Para ele, é fundamental criar novos ciclos nas universidades e acabar com o modelo de “torre de marfim”.
“O desafio é investir na qualidade das universidades, na relevância do que é produzido e na relação das universidades com a sociedade geral, seja ela do setor público ou privado. Isso requer um sistema integrado e hierarquizado de um ensino superior amplo e diversificado”, disse.
Para Krieger, esses desafios “representam um enorme dilema”. “Como garantir a expansão e o acesso com a necessidade de focar na qualidade e relevância de nossas instituições?”, questionou.
O pró-reitor de pesquisa da USP sugeriu adotar, por exemplo, um modelo de USP em cada região para que o país possa ganhar competitividade na área do conhecimento especializado e na produção de conhecimento.
Krieger defendeu, ainda, a criação de marcos regulatórios mais ousados e disse que uma legislação eficiente se faz necessária para dar “norte” ao segmento.
Desigualdade estrutural
Em outra frente, o reitor da Universidade Federal do Sul da Bahia (UFSB), Naomar Monteiro de Almeida Filho, disse que a desigualdade estrutural na educação brasileira – na qual apenas uma minoria social tem acesso à universidade pública e ensino de qualidade – é o principal entrave para a inovação no país. No entendimento de Almeida Filho, desconstruir a educação como fator de exclusão social é uma medida urgente para o País avançar.
Por sua vez, a Secretária Executiva do Ministério da Ciência, Tecnologia e Inovação (MCTI), Emília Maria Silva Ribeiro, disse que há um descompasso considerável entre o investimento público e privado na área. Para ela, o governo estadual e federal vem investindo recursos na área, mas as empresas brasileiras não estão engajadas e nem possuem a cultura de investir em pesquisa e inovação.
A representante do MCTI citou como avanço a tramitação dos marcos regulatórios da área de CT&I que estimulam o desenvolvimento científico, tecnológico e a inovação. Nesse caso, citou a promulgação da Emenda Constitucional (EC) 85 – que estimula o desenvolvimento da ciência, tecnologia e inovação – e a aprovação da lei que institui o novo Marco Legal da Biodiversidade.
Ribeiro acrescentou que o Ministério vem apoiando e acompanhando de perto propostas referentes à área de ciência e tecnologia, dentre as quais o PL 2177/2011. Esse projeto altera o modelo de atuação das instituições científicas e tecnológicas (ICT) públicas perante empresas e incentiva a participação de pesquisadores em projetos de pesquisa por intermédio de parcerias com o setor privado.
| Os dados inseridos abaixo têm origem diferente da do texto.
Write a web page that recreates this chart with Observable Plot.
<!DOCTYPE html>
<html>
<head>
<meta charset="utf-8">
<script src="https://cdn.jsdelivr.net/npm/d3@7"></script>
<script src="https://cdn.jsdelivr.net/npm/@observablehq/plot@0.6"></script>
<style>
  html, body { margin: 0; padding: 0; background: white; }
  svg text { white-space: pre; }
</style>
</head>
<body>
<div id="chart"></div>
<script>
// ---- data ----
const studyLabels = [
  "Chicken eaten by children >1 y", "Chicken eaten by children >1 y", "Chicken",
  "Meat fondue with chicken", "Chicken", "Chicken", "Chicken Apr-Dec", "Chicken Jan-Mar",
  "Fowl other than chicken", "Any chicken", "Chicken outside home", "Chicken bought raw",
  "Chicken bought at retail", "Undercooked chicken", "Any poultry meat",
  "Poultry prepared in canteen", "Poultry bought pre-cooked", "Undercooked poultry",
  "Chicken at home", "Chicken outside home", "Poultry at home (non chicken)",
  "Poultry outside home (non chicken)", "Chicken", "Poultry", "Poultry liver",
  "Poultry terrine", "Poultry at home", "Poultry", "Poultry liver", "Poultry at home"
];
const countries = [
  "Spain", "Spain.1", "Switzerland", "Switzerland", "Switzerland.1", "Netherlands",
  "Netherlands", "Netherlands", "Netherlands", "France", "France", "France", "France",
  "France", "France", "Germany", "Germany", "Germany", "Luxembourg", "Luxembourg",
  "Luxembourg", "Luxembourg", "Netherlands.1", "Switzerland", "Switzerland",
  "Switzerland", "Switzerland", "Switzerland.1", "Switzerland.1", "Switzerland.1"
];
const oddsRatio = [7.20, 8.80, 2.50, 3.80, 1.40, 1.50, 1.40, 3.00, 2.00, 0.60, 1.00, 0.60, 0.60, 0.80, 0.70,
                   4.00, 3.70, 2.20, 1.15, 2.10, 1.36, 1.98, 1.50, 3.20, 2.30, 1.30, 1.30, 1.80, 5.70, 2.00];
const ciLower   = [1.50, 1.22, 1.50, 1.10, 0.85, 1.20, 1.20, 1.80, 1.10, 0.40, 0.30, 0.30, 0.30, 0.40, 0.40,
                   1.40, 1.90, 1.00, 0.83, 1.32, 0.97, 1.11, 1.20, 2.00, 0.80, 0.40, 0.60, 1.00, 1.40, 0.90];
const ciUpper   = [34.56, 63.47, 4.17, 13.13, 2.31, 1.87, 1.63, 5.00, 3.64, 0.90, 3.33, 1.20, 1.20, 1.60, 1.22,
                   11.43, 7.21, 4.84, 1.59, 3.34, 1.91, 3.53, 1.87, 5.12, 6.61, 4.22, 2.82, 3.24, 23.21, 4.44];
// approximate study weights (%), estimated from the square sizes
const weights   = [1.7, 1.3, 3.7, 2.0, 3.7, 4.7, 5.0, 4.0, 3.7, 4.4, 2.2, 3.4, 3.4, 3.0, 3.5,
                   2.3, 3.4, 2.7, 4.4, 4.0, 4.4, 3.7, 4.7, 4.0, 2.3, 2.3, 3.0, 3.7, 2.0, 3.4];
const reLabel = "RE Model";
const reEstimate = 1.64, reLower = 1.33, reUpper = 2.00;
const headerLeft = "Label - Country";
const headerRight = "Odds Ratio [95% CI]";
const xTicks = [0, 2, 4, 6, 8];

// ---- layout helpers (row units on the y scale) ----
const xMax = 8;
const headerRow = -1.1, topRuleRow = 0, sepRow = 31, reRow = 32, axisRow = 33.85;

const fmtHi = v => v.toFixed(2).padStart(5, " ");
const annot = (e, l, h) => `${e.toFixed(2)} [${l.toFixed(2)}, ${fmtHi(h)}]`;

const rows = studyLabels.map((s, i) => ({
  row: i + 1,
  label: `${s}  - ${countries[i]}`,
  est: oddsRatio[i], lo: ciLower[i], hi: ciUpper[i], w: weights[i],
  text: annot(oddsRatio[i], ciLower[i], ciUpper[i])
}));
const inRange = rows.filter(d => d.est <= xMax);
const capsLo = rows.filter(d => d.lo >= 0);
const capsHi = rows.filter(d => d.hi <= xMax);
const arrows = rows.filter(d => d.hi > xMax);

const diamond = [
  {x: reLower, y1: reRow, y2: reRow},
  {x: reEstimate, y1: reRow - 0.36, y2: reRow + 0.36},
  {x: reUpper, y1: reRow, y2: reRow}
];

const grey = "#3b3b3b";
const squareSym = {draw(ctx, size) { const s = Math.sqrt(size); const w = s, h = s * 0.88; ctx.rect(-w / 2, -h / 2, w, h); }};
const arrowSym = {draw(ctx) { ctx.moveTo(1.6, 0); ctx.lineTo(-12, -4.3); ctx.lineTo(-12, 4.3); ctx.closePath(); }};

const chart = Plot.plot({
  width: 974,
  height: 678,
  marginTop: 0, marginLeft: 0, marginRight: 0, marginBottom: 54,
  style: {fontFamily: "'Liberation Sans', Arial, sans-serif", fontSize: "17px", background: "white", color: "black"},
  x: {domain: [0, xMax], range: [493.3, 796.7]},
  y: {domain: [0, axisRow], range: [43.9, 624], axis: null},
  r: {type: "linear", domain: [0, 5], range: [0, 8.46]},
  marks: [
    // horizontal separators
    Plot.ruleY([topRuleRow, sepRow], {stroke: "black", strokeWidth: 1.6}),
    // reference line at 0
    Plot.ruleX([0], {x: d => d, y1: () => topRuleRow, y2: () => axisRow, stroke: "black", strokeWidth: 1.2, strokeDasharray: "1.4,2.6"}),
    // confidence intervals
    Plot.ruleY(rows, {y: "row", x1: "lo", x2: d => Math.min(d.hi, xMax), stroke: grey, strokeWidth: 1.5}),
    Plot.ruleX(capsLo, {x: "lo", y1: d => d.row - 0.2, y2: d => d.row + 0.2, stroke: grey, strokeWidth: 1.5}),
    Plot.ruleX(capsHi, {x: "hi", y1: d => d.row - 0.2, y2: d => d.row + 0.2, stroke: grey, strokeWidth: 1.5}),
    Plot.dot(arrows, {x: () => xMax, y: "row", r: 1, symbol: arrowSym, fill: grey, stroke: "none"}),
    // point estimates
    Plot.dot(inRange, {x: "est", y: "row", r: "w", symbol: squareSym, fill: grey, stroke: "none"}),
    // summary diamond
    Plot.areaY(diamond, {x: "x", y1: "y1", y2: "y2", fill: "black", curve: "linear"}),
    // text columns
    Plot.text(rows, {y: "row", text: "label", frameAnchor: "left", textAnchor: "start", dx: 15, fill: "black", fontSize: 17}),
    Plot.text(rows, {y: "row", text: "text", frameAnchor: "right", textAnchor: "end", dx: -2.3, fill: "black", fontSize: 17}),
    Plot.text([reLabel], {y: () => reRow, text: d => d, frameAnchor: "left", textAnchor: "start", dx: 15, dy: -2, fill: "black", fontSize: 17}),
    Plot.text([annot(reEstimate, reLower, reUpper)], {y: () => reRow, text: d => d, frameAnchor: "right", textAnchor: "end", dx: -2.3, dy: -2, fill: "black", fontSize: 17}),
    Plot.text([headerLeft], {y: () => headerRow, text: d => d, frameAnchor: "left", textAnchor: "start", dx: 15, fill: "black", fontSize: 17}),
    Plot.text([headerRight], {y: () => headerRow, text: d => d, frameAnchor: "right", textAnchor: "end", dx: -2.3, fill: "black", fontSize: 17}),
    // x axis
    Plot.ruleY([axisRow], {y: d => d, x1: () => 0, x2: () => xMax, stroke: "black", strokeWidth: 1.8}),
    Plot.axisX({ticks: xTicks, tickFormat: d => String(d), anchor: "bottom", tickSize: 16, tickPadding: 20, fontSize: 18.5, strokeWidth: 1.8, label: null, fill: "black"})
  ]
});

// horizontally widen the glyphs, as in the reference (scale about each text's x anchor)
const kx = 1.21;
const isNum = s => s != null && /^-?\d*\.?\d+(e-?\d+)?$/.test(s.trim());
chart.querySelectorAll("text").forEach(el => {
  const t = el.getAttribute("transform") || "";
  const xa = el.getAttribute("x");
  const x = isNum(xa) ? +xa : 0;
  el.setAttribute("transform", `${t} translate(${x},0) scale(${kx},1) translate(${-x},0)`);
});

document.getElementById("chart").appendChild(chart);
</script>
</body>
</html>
Perda de competitividade da indústria
Já o diretor de Educação e Tecnologia da Confederação Nacional da Indústria (CNI), Rafael Lucchesi Ramacciotti, lembrou que o Brasil vem perdendo competitividade no exterior em decorrência do “custo Brasil” e de dificuldades para competir. Disse que os países ricos têm investido consideravelmente em inovação e em ativos intangíveis (conhecimento), diante da facilidade no ambiente de negócios.
Segundo ele, quando a estrutura de dispêndio público é “bem encaixada” é possível alavancar muito o dispêndio privado.
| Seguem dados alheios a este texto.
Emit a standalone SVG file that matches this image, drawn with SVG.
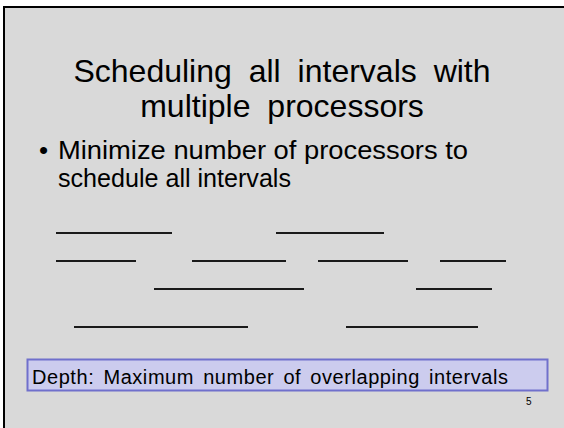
<svg xmlns="http://www.w3.org/2000/svg" width="564" height="428" viewBox="0 0 564 428">
<style>
.t{font-family:"Liberation Sans",Arial,sans-serif;fill:#000}
.iv{stroke:#1a1a1a;stroke-width:2;fill:none}
</style>
<rect x="0" y="0" width="564" height="428" fill="#ffffff"/>
<rect x="4" y="7" width="570" height="430" fill="#d9d9d9" stroke="#000" stroke-width="2"/>
<g id="title">
<text class="t" x="282" y="82" font-size="32" text-anchor="middle" word-spacing="8">Scheduling all intervals with</text>
<text class="t" x="282" y="117" font-size="32" text-anchor="middle" word-spacing="8">multiple processors</text>
</g>
<g id="bullet">
<text class="t" x="39" y="159" font-size="26">•</text>
<text class="t" x="58" y="159" font-size="26" textLength="410" lengthAdjust="spacingAndGlyphs">Minimize number of processors to</text>
<text class="t" x="58" y="187" font-size="26" textLength="233" lengthAdjust="spacingAndGlyphs">schedule all intervals</text>
</g>
<g id="intervals">
<line class="iv" x1="56" y1="233" x2="172" y2="233"/>
<line class="iv" x1="276" y1="233" x2="384" y2="233"/>
<line class="iv" x1="56" y1="261" x2="136" y2="261"/>
<line class="iv" x1="192" y1="261" x2="286" y2="261"/>
<line class="iv" x1="318" y1="261" x2="408" y2="261"/>
<line class="iv" x1="440" y1="261" x2="506" y2="261"/>
<line class="iv" x1="154" y1="289" x2="304" y2="289"/>
<line class="iv" x1="416" y1="289" x2="492" y2="289"/>
<line class="iv" x1="74" y1="327" x2="248" y2="327"/>
<line class="iv" x1="346" y1="327" x2="478" y2="327"/>
</g>
<g id="depth">
<rect x="27.5" y="359.5" width="520" height="31" fill="#ccccee" stroke="#7070cc" stroke-width="2"/>
<text class="t" x="32" y="384" font-size="20" word-spacing="3" textLength="476" lengthAdjust="spacing">Depth: Maximum number of overlapping intervals</text>
</g>
<text class="t" x="526" y="405" font-size="10">5</text>
</svg>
“A China, Coreia, Japão, Alemanha e Estados Unidos conseguem alavancar os dispêndios públicos e privados de maneira mais clara. Isso assegura a participação de empresas globais de valor e a alavancagem no sistema nacional de inovação, estabelecendo uma rede cooperativa sistêmica entre esses países, gerando um ciclo virtuoso de desenvolvimento econômico e social”, declarou o representante da CNI.
Ainda que reconheça problemas “de intensidade nas estratégias empresariais”, o representante da CNI acrescentou que a natureza burocrática dos instrumentos de política pública no Brasil está distante do mundo empresarial e tem foco na lógica acadêmica.
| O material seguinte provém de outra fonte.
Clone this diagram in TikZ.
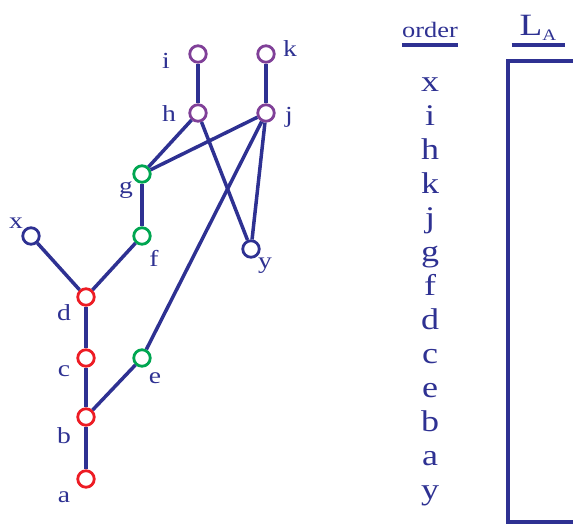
\documentclass[tikz,border=0pt]{standalone}
\usepackage{fontspec}
\setmainfont{Liberation Serif}[FakeStretch=1.2]
\usepackage{tikz}
\usetikzlibrary{calc}
\definecolor{navy}{RGB}{46,49,146}
\definecolor{vred}{RGB}{237,28,36}
\definecolor{vgreen}{RGB}{0,166,81}
\definecolor{vpurple}{RGB}{128,64,152}

\begin{document}
\begin{tikzpicture}[x=1pt,y=-1pt,
	vtx/.style={circle,draw=#1,fill=white,line width=2.8pt,minimum size=16.5pt,inner sep=0pt},
	lbl/.style={text=navy,font=\fontsize{23}{23}\selectfont,inner sep=0pt},
	ordtxt/.style={text=navy,font=\fontsize{30}{30}\selectfont,inner sep=0pt,anchor=base},
	edge/.style={navy,line width=3.5pt}]
	\useasboundingbox (0,0) rectangle (573,525);
	\node[vtx=vpurple] (i) at (198,54) {};
	\node[vtx=vpurple] (k) at (266,54) {};
	\node[vtx=vpurple] (h) at (198,113) {};
	\node[vtx=vpurple] (j) at (266,113) {};
	\node[vtx=vgreen] (g) at (142,174) {};
	\node[vtx=vgreen] (f) at (142,236) {};
	\node[vtx=navy] (x) at (31,236) {};
	\node[vtx=navy] (y) at (251,249) {};
	\node[vtx=vred] (d) at (86,297) {};
	\node[vtx=vred] (c) at (86,358) {};
	\node[vtx=vgreen] (e) at (142,358) {};
	\node[vtx=vred] (b) at (86,417) {};
	\node[vtx=vred] (a) at (86,479) {};
	\foreach \s/\t in {i/h,k/j,h/g,j/g,h/y,j/y,j/e,g/f,f/d,x/d,d/c,c/b,b/e,b/a}
		\draw[edge] (\s) -- (\t);
	\foreach \v/\dx/\dy in {i/-32/7,k/24/-5,h/-29/1,j/23/4,g/-16/16,x/-15/-13,f/12/22,y/14/17,d/-22/16,c/-22/13,e/13/20,b/-22/19,a/-22/18}
		\node[lbl] (\v-lbl) at ($(\v)+(\dx,\dy)$) {\v};
	\node[lbl,font=\fontsize{22}{22}\selectfont,anchor=base] (ordhd) at (430,37) {order};
	\draw[edge] ($(ordhd.base west)+(0,8)$) -- ($(ordhd.base east)+(0,8)$);
	\foreach \v [count=\k from 0] in {x,i,h,k,j,g,f,d,c,e,b,a,y}
		\node[ordtxt] (ord-\v) at (430,91+34*\k) {\v};
	\node[text=navy,inner sep=0pt,anchor=base] (lahd) at (538,35) {\fontsize{31}{31}\selectfont L\raisebox{-5pt}{\fontsize{16}{16}\selectfont A}};
	\draw[edge] ($(lahd.base west)+(-8,10)$) -- ($(lahd.base east)+(8,10)$);
	\draw[edge,line width=4pt] (575,61) -| (508,522) -- (575,522);
\end{tikzpicture}
\end{document}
Ramacciotti considera fundamental avançar na agenda de inovação. “O Brasil precisa aprimorar a relação entre empresas, universidades e ICTs.”
Dependência externa
Ao refletir o cenário, o senador Cristovam Buarque avaliou que se o País não conseguir dar um salto na área de ciência, tecnologia e inovação nos próximos 20 ou 30 anos, a dependência externa brasileira pelos importados será “um desastre”. “Hoje só vivemos se lá de fora mandarem remédios e equipamentos médicos. Só falamos ao telefone porque alguém inventou lá fora. E pelo ritmo que está, isso vai continuar assim”, analisou.